El pasado fin de semana estuve volando hacia Praga en las aerolíneas checas. Las azafatas, muy eslavas, muy checas, me sirvieron un bocadillo que merece una tesis (podéis leer algo más sobre él en la crónica de mi viaje). Pero lo importante es que, durante el vuelo, andaba leyendo el libro de Jennifer Ackerman Un día en la vida del cuerpo humano.
En uno de los capítulos se hablaba de los desarreglos biológicos que produce la falta de sueño. Hasta que leí un fragmento que, de repente, me hizo sentir conmiseración por las azafata de 1,80, ojos azules y cabellera de fuego que me había servido el bocadillo, a pesar de que dicho bocadillo estaba más muerto que una momia.
El fragmento de marras hablaba de las azafatas. Concretamente de las azafatas que viajan a menudo cruzando husos horarios (por ejemplo, las que realizan vuelos transatlánticos).
El reloj interno de nuestro cuerpo se adapta a pequeños cambios en la luz, de forma gradual (si lo hiciera instantáneamente, entonces nuestros relojes internos se readaptarían cada vez que entráramos o saliéramos de una habitación a oscuras). Nuestro reloj interno, el que ordena que se segreguen unas u otras sustancias en función de la hora del día, está diseñado para ajustarse a los cambios estacionales en los patrones de luz.
Sin embargo, los vuelos transoceánicos son eventos antinaturales, y el cuerpo no está preparado para asumir continuamente que el día es la noche y viceversa. Viajar de esta forma ocasionalmente no es peligroso, pero hacerlo a menudo, sí. Y algunas azafatas o pilotos lo hacen de esa forma.
Kwangwook Cho, de la Universidad de Bristol, se inspiró en sus propios síntomas de descompensación horaria (desorientación y lapsus de memoria) para estudiar los efectos de los viajes transoceánicos frecuentes. Tal y como explica Ackerman:
En un estudio realizado con veinte azafatas de vuelo que trabajaban para líneas aéreas internacionales, Cho descubrió que cinco años de viajes de largo recorrido ocasionaban problemas de memoria y alteraciones cognitivas.

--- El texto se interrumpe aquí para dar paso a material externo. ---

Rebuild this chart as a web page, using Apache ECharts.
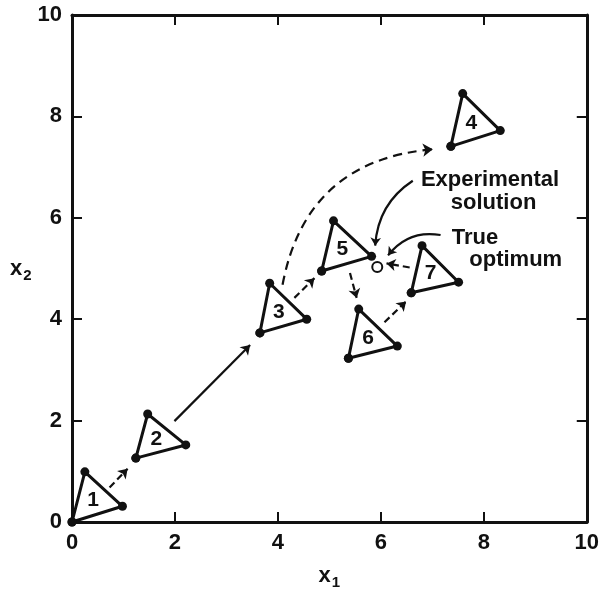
<!DOCTYPE html>
<html>
<head>
<meta charset="utf-8">
<script src="https://cdn.jsdelivr.net/npm/echarts@6/dist/echarts.min.js"></script>
<style>
  html, body { margin: 0; padding: 0; background: #fff; }
  #chart { width: 602px; height: 595px; }
</style>
</head>
<body>
<div id="chart"></div>
<script>
// Axis ticks (both factors run 0..10)
const axisTicks = [0, 2, 4, 6, 8, 10];

// Vertices of each simplex, in (x1, x2)
const simplex1 = [[0.00, 0.00], [0.25, 0.99], [0.98, 0.31]];
const simplex2 = [[1.24, 1.26], [1.47, 2.13], [2.21, 1.52]];
const simplex3 = [[3.65, 3.73], [3.84, 4.71], [4.56, 4.00]];
const simplex4 = [[7.36, 7.41], [7.59, 8.45], [8.32, 7.72]];
const simplex5 = [[4.85, 4.95], [5.08, 5.94], [5.82, 5.24]];
const simplex6 = [[5.37, 3.23], [5.57, 4.20], [6.32, 3.47]];
const simplex7 = [[6.59, 4.52], [6.80, 5.45], [7.51, 4.73]];
const simplexNames = ['1', '2', '3', '4', '5', '6', '7'];

// True optimum (open circle)
const trueOptimum = [5.93, 5.03];

// Moves between simplexes: start, end, dashed or solid
const moveFrom = [[0.73, 0.68], [1.99, 1.99], [4.32, 4.42], [5.40, 4.91], [6.07, 3.94], [6.56, 5.02]];
const moveTo   = [[1.08, 1.05], [3.46, 3.49], [4.71, 4.81], [5.53, 4.42], [6.49, 4.35], [6.11, 5.10]];
const moveDashed = [true, false, true, true, true, true];

// Long excursion from simplex 3 to simplex 4
const jumpFrom = [4.09, 4.68];
const jumpTo = [7.01, 7.35];

// Callout pointers
const expPointerFrom = [6.62, 6.73];
const expPointerTo = [5.89, 5.45];
const optPointerFrom = [7.16, 5.66];
const optPointerTo = [6.14, 5.26];

const simplexes = [simplex1, simplex2, simplex3, simplex4, simplex5, simplex6, simplex7];
const FONT = 'Liberation Sans';
const INK = '#111';

function centroid(v) {
  return [(v[0][0] + v[1][0] + v[2][0]) / 3, (v[0][1] + v[1][1] + v[2][1]) / 3];
}

const triangleSeries = simplexes.map(v => ({
  type: 'line',
  data: [v[0], v[1], v[2], v[0]],
  symbol: 'circle',
  symbolSize: 9,
  showSymbol: true,
  itemStyle: { color: INK, opacity: 1 },
  lineStyle: { color: INK, width: 3 },
  z: 5,
  silent: true
}));

const moveLines = moveFrom.map((p, i) => ({
  coords: [p, moveTo[i]],
  lineStyle: { type: moveDashed[i] ? [7, 4] : 'solid' }
}));

const textStyle = { fontFamily: FONT, fontSize: 22, fontWeight: 'bold', color: INK };

const option = {
  animation: false,
  backgroundColor: '#fff',
  grid: { left: 72, right: 12, top: 15, bottom: 63 },
  xAxis: [
    {
      type: 'value', min: axisTicks[0], max: axisTicks[axisTicks.length - 1], interval: 2,
      position: 'bottom',
      name: '{v|x}{s|1}', nameLocation: 'middle', nameGap: 39,
      nameTextStyle: { rich: {
        v: { fontFamily: FONT, fontSize: 22, fontWeight: 'bold', color: INK },
        s: { fontFamily: FONT, fontSize: 15, fontWeight: 'bold', color: INK, padding: [14, 0, 0, 1] }
      } },
      axisLine: { onZero: false, lineStyle: { color: INK, width: 3 } },
      axisTick: { inside: true, length: 10, lineStyle: { color: INK, width: 2 } },
      axisLabel: Object.assign({ margin: 10 }, textStyle),
      splitLine: { show: false }
    },
    {
      type: 'value', min: 0, max: 10, interval: 2, position: 'top',
      axisLine: { onZero: false, lineStyle: { color: INK, width: 3 } },
      axisTick: { inside: true, length: 10, lineStyle: { color: INK, width: 2 } },
      axisLabel: { show: false },
      splitLine: { show: false }
    }
  ],
  yAxis: [
    {
      type: 'value', min: axisTicks[0], max: axisTicks[axisTicks.length - 1], interval: 2,
      position: 'left',
      name: '{v|x}{s|2}', nameLocation: 'middle', nameGap: 27, nameRotate: 0,
      nameTextStyle: { rich: {
        v: { fontFamily: FONT, fontSize: 22, fontWeight: 'bold', color: INK },
        s: { fontFamily: FONT, fontSize: 15, fontWeight: 'bold', color: INK, padding: [14, 0, 0, 1] }
      } },
      axisLine: { onZero: false, lineStyle: { color: INK, width: 3 } },
      axisTick: { inside: true, length: 10, lineStyle: { color: INK, width: 2 } },
      axisLabel: Object.assign({ margin: 10 }, textStyle),
      splitLine: { show: false }
    },
    {
      type: 'value', min: 0, max: 10, interval: 2, position: 'right',
      axisLine: { onZero: false, lineStyle: { color: INK, width: 3 } },
      axisTick: { inside: true, length: 10, lineStyle: { color: INK, width: 2 } },
      axisLabel: { show: false },
      splitLine: { show: false }
    }
  ],
  series: [
    ...triangleSeries,
    {
      // simplex numbers, at each triangle's centroid
      type: 'scatter',
      symbolSize: 0,
      itemStyle: { opacity: 1 },
      data: simplexes.map((v, i) => ({ value: centroid(v), name: simplexNames[i] })),
      label: Object.assign({ show: true, position: 'inside', formatter: p => p.name },
        textStyle, { fontSize: 21 }),
      z: 6, silent: true
    },
    {
      type: 'scatter',
      data: [trueOptimum],
      symbol: 'circle',
      symbolSize: 10,
      itemStyle: { color: '#fff', borderColor: INK, borderWidth: 2, opacity: 1 },
      z: 7, silent: true
    },
    {
      type: 'lines',
      coordinateSystem: 'cartesian2d',
      symbol: ['none', 'arrow'],
      symbolSize: 9,
      lineStyle: { color: INK, width: 2.2, opacity: 1, curveness: 0 },
      data: moveLines,
      z: 4, silent: true
    },
    {
      type: 'lines',
      coordinateSystem: 'cartesian2d',
      symbol: ['none', 'arrow'],
      symbolSize: 10,
      lineStyle: { color: INK, width: 2.2, opacity: 1, type: [9, 6], curveness: 0.38 },
      data: [{ coords: [jumpFrom, jumpTo] }],
      z: 4, silent: true
    },
    {
      type: 'lines',
      coordinateSystem: 'cartesian2d',
      symbol: ['none', 'arrow'],
      symbolSize: 8,
      lineStyle: { color: INK, width: 2.2, opacity: 1 },
      data: [
        { coords: [expPointerFrom, expPointerTo], lineStyle: { curveness: -0.25 } },
        { coords: [optPointerFrom, optPointerTo], lineStyle: { curveness: -0.3 } }
      ],
      z: 4, silent: true
    },
    {
      // callout text
      type: 'scatter',
      symbolSize: 0,
      itemStyle: { opacity: 1 },
      data: [
        { value: [8.12, 6.75], name: 'Experimental' },
        { value: [8.19, 6.29], name: 'solution' },
        { value: [7.83, 5.61], name: 'True' },
        { value: [8.62, 5.16], name: 'optimum' }
      ],
      label: Object.assign({ show: true, position: 'inside', formatter: p => p.name }, textStyle),
      z: 6, silent: true
    }
  ]
};

const chart = echarts.init(document.getElementById('chart'), null, { renderer: 'canvas' });
chart.setOption(option);
</script>
</body>
</html>
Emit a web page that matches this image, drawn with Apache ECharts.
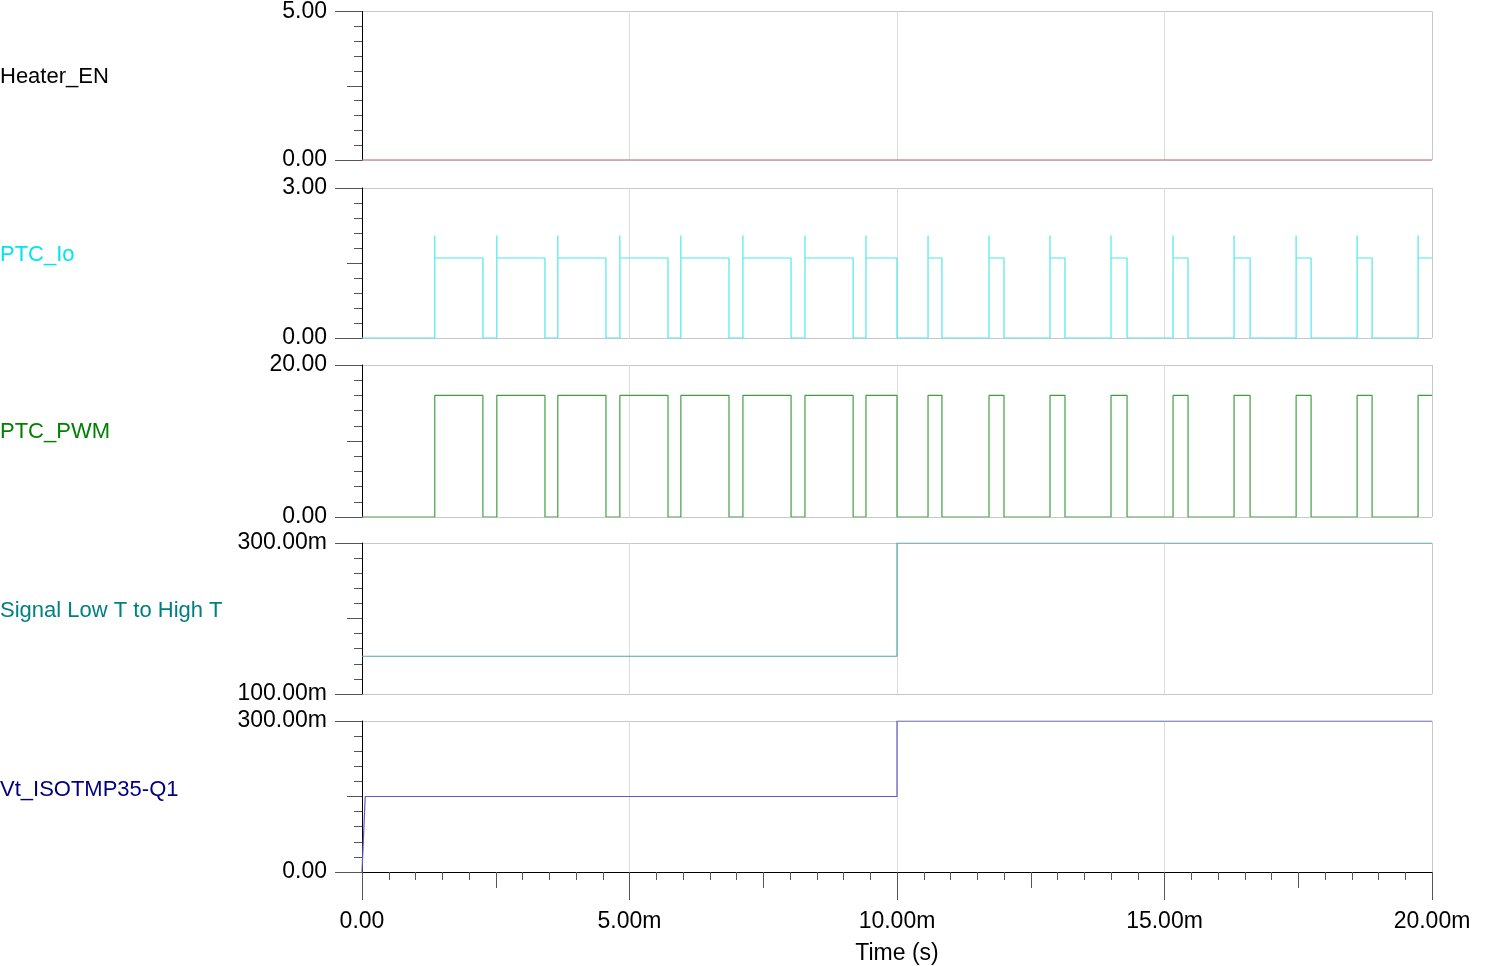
<!DOCTYPE html>
<html><head><meta charset="utf-8">
<script src="https://cdn.jsdelivr.net/npm/echarts@6/dist/echarts.min.js"></script>
<style>html,body{margin:0;background:#fff}#c{width:1496px;height:966px}</style>
</head><body><div id="c"></div>
<script>
// times in ms
const pwmEdges=[1.36,2.26,2.52,3.42,3.66,4.56,4.82,5.72,5.96,6.86,7.12,8.02,8.28,9.18,9.42,10.0,10.58,10.84,11.72,12.0,12.86,13.14,14.0,14.30,15.16,15.44,16.30,16.60,17.46,17.74,18.60,18.88,19.74];
const pwmHigh=16, ioHigh=1.6, ioSpike=2.05;
const heaterLevel=0;
const sigLevels=[0.15,0.30], sigStep=10.0;
const vtLevels=[0,0.15,0.30], vtRise=0.06, vtStep=10.0;
const names=['Heater_EN','PTC_Io','PTC_PWM','Signal Low T to High T','Vt_ISOTMP35-Q1'];
const nameColors=['#000000','#00e5ee','#008000','#008080','#000080'];
const lineColors=['#c06060','#50e8e8','#40a040','#50a8a8','#5a5ac8'];
const yMin=[0,0,0,0.1,0], yMax=[5,3,20,0.3,0.3];

const heater=[[0,heaterLevel],[20,heaterLevel]];
const pwm=[[0,0]], io=[[0,0]];
pwmEdges.forEach((t,i)=>{
  const rising=i%2===0;
  pwm.push([t,rising?0:pwmHigh],[t,rising?pwmHigh:0]);
  if(rising) io.push([t,0],[t,ioSpike],[t,ioHigh]); else io.push([t,ioHigh],[t,0]);
});
pwm.push([20,pwm[pwm.length-1][1]]); io.push([20,io[io.length-1][1]]);
const sig=[[0,sigLevels[0]],[sigStep,sigLevels[0]],[sigStep,sigLevels[1]],[20,sigLevels[1]]];
const vt=[[0,vtLevels[0]],[vtRise,vtLevels[1]],[vtStep,vtLevels[1]],[vtStep,vtLevels[2]],[20,vtLevels[2]]];
const datas=[heater,io,pwm,sig,vt];

const tops=[10,188,365,543,721], H=[150,150,152,151,151];
const labelY=[78,256,433,612,791];
const font='Liberation Sans, Arial, sans-serif';
const fmtY=(i,v)=>{ if(i>=3&&v!==0) return (v*1000).toFixed(2)+'m'; return v.toFixed(2); };

const grid=[],xAxis=[],yAxis=[],series=[],title=[];
for(let i=0;i<5;i++){
  grid.push({left:362,right:64,top:tops[i],height:H[i]});
  const last=i===4;
  xAxis.push({type:'value',gridIndex:i,position:'bottom',min:0,max:20,interval:5,
    axisLine:{show:last,onZero:false,lineStyle:{color:'#000'}},
    axisTick:{show:last,inside:false,length:28,lineStyle:{color:'#555'}},
    axisLabel:{show:last,margin:38,fontSize:23,color:'#000',fontFamily:font,formatter:v=>v===0?'0.00':v.toFixed(2)+'m'},
    splitLine:{show:true,lineStyle:{color:'#dcdcdc'}},
    name:last?'Time (s)':'',nameLocation:'middle',nameGap:70,nameTextStyle:{fontSize:23,color:'#000',fontFamily:font}});
  if(last) xAxis.push({type:'value',gridIndex:i,position:'bottom',min:0,max:20,interval:2.5,
    axisLine:{show:false,onZero:false},axisTick:{inside:false,length:16,lineStyle:{color:'#555'}},
    minorTick:{show:true,splitNumber:5,length:8,lineStyle:{color:'#555'}},
    axisLabel:{show:false},splitLine:{show:false}});
  const r=yMax[i]-yMin[i];
  yAxis.push({type:'value',gridIndex:i,position:'left',min:yMin[i],max:yMax[i],interval:r,
    axisLine:{show:true,onZero:false,lineStyle:{color:'#000'}},
    axisTick:{show:true,inside:false,length:27,lineStyle:{color:'#555'}},
    axisLabel:{margin:35,fontSize:23,color:'#000',fontFamily:font,formatter:v=>fmtY(i,v)},
    splitLine:{show:true,lineStyle:{color:'#c8c8c8'}}});
  yAxis.push({type:'value',gridIndex:i,position:'left',min:yMin[i],max:yMax[i],interval:r/2,
    axisLine:{show:false,onZero:false},axisTick:{inside:false,length:15,lineStyle:{color:'#555'}},
    minorTick:{show:true,splitNumber:5,length:8,lineStyle:{color:'#555'}},
    axisLabel:{show:false},splitLine:{show:false}});
  series.push({type:'line',xAxisIndex:last?4:i,yAxisIndex:2*i,data:datas[i],showSymbol:false,
    lineStyle:{width:1.2,color:lineColors[i]},animation:false,
    markLine:{silent:true,symbol:'none',label:{show:false},lineStyle:{color:'#c8c8c8',type:'solid',width:1},data:[{xAxis:20}],animation:false}});
  title.push({text:names[i],left:0,top:labelY[i]-12,padding:0,
    textStyle:{fontSize:22,fontWeight:'normal',color:nameColors[i],fontFamily:font}});
}

const chart=echarts.init(document.getElementById('c'));
chart.setOption({animation:false,title,grid,xAxis,yAxis,series});
</script></body></html>
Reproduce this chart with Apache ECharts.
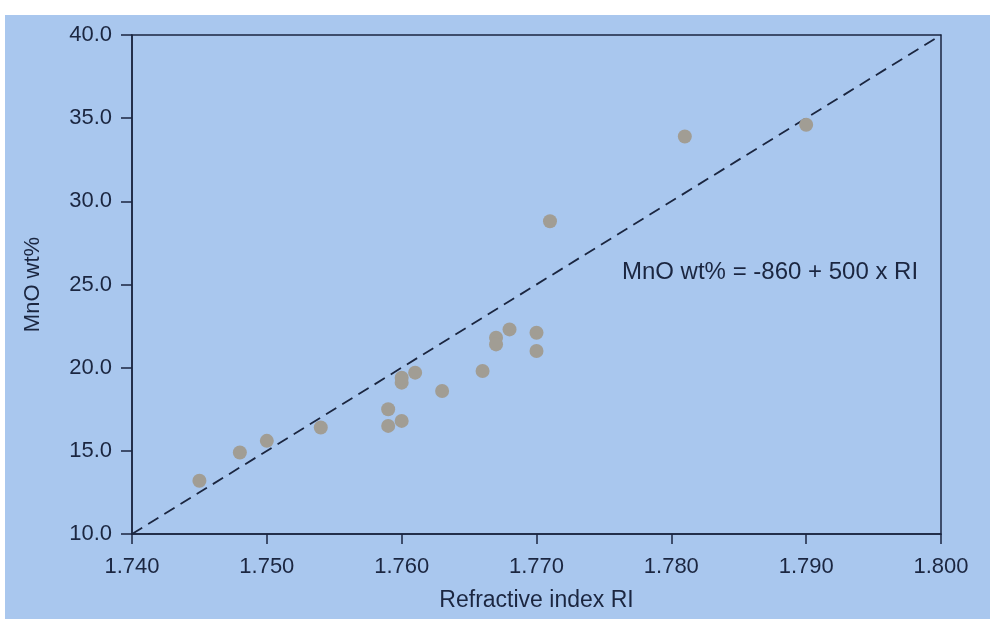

Nuevas pruebas realizadas con muestras de saliva y escáneres cerebrales revelaron la posible causa: las azafatas que volaban más de siete zonas horarias y tenían menos de cinco horas para recuperarse entre vueltos multizonales mostraban mayores niveles de la hormona del estrés, el cortisol.
Lo que parecían revelar los escáneres cerebrales de las azafatas es que sus lóbulos temporales estaban contraídos, pues el cortisol, el altas concentraciones, parece dañar las células cerebrales. Esta contracción también afectaba, pues, al hipocampo, la parte del cerebro que resulta esencial para el aprendizaje y la memoria.
De hecho, en una serie de test realizado a los trabajadores, Cho y otros investigadores comprobaron que su memoria a corto plazo y su capacidad de abstracción cognitiva se ven ligeramente mermadas tras cinco años trabajando en estas condiciones. Para evaluar la capacidad cognitiva de las azafatas, Cho realizó pruebas con símbolos sencillos, como las banderas de Estados Unidos y Gran Bretaña, y test de memorización en una pantalla de ordenador.
El estudio de Cho fue publicado en la revista Nature Neuroscience. Las azafatas voluntarias, de 20 a 28 años, no tenían antecedentes de enfermedades neurológicas o psiquiátricas.